**Available data**
+++

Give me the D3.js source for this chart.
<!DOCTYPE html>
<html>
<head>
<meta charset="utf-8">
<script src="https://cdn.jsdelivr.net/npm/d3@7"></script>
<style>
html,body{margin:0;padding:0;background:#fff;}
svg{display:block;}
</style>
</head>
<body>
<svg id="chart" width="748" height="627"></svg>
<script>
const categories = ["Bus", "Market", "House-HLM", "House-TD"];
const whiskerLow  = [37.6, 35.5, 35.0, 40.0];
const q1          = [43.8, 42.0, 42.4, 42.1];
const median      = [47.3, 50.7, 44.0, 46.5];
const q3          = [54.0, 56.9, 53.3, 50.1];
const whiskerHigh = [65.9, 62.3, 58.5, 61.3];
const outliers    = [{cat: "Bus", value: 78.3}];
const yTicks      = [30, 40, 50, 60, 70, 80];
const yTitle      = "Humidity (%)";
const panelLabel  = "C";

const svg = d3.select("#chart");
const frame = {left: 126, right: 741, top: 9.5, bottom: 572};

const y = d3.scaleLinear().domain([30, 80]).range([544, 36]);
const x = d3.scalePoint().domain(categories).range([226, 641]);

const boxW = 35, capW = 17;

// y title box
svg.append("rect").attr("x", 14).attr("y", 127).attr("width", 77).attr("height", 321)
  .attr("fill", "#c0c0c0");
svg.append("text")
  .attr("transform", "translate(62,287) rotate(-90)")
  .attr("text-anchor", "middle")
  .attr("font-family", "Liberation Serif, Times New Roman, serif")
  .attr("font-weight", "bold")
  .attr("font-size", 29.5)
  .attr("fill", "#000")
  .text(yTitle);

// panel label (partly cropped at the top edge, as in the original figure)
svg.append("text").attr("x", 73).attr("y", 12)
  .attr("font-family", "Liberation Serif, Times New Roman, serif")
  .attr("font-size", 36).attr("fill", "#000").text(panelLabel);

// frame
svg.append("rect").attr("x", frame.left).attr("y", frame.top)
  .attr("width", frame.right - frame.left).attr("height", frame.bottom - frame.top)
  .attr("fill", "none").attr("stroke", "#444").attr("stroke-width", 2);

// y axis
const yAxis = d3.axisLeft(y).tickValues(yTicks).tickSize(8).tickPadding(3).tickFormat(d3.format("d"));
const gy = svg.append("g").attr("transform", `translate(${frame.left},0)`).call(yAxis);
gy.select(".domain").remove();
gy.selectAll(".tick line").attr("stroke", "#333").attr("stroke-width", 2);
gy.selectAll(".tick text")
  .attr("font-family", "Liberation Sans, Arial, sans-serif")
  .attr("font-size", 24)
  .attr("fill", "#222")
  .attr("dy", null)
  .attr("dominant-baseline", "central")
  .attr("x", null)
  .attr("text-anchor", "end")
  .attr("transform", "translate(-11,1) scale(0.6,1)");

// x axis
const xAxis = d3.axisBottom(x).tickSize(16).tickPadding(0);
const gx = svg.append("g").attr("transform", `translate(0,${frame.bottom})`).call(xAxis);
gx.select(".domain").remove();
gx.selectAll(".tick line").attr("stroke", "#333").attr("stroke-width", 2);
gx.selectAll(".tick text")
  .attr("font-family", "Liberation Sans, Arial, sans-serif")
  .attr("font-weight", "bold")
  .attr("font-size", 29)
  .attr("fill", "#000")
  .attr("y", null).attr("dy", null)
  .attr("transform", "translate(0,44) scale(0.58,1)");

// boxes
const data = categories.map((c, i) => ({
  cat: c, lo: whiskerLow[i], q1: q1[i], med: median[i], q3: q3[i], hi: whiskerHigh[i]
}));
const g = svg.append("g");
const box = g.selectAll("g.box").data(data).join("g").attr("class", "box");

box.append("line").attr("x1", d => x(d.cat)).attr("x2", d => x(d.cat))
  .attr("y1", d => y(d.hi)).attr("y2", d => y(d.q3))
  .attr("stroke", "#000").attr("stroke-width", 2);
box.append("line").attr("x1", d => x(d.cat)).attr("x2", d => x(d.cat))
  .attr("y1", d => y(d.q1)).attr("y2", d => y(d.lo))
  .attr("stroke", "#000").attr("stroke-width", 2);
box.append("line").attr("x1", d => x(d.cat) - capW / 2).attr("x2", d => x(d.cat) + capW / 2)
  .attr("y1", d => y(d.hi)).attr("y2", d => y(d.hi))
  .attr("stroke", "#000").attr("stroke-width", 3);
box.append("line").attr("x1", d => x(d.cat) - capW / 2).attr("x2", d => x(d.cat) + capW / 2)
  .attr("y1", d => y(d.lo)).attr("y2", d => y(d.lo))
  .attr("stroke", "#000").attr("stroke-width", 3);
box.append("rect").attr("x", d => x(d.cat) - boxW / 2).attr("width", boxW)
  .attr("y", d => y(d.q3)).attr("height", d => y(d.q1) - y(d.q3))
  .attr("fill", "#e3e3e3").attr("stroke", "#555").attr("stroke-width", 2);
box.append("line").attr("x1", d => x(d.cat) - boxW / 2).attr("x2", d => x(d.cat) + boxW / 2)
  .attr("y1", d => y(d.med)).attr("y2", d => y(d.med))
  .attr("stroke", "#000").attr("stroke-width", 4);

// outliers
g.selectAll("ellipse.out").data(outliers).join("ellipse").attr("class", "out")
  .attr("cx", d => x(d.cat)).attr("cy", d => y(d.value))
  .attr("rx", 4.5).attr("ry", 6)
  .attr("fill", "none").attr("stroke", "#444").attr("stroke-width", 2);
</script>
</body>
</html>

+++

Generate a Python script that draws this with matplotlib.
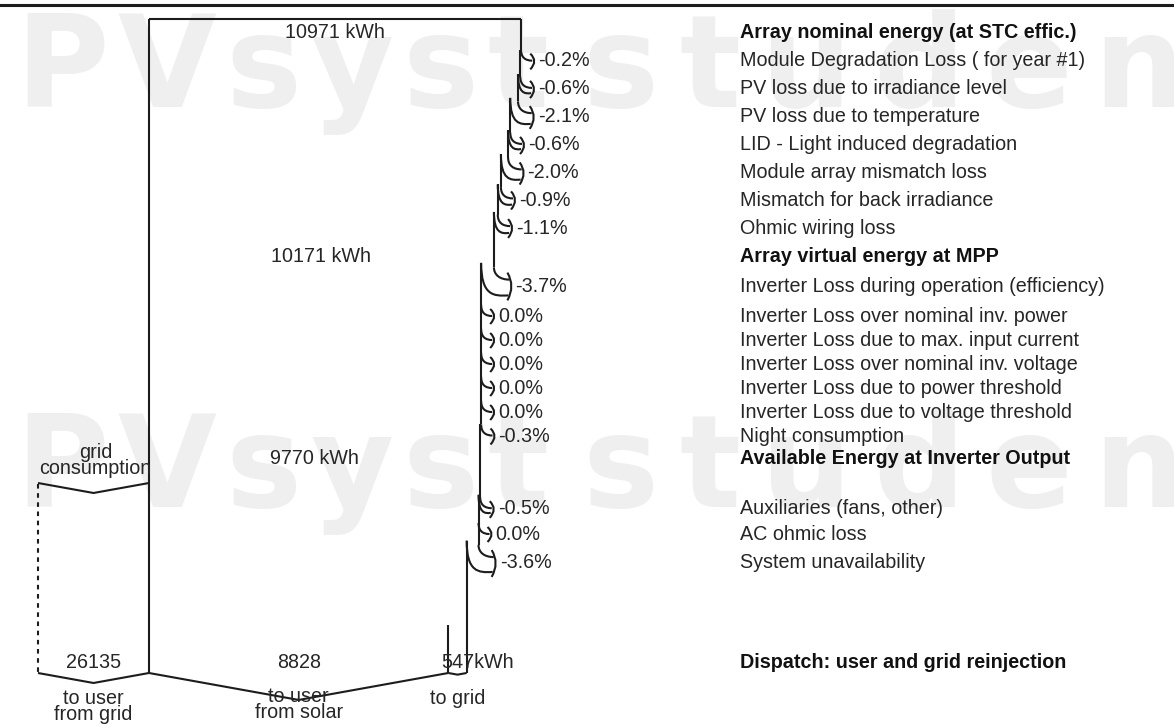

+++

**Work to be completed**
From the line containing "Give me the D3.js source for this chart." down to the line containing "const boxW = 35, capW = 17;" in the material above, reproduce every line exactly, including the two end lines.

**In response**
Give me the D3.js source for this chart.
<!DOCTYPE html>
<html>
<head>
<meta charset="utf-8">
<script src="https://cdn.jsdelivr.net/npm/d3@7"></script>
<style>
html,body{margin:0;padding:0;background:#fff;}
svg{display:block;}
</style>
</head>
<body>
<svg id="chart" width="748" height="627"></svg>
<script>
const categories = ["Bus", "Market", "House-HLM", "House-TD"];
const whiskerLow  = [37.6, 35.5, 35.0, 40.0];
const q1          = [43.8, 42.0, 42.4, 42.1];
const median      = [47.3, 50.7, 44.0, 46.5];
const q3          = [54.0, 56.9, 53.3, 50.1];
const whiskerHigh = [65.9, 62.3, 58.5, 61.3];
const outliers    = [{cat: "Bus", value: 78.3}];
const yTicks      = [30, 40, 50, 60, 70, 80];
const yTitle      = "Humidity (%)";
const panelLabel  = "C";

const svg = d3.select("#chart");
const frame = {left: 126, right: 741, top: 9.5, bottom: 572};

const y = d3.scaleLinear().domain([30, 80]).range([544, 36]);
const x = d3.scalePoint().domain(categories).range([226, 641]);

const boxW = 35, capW = 17;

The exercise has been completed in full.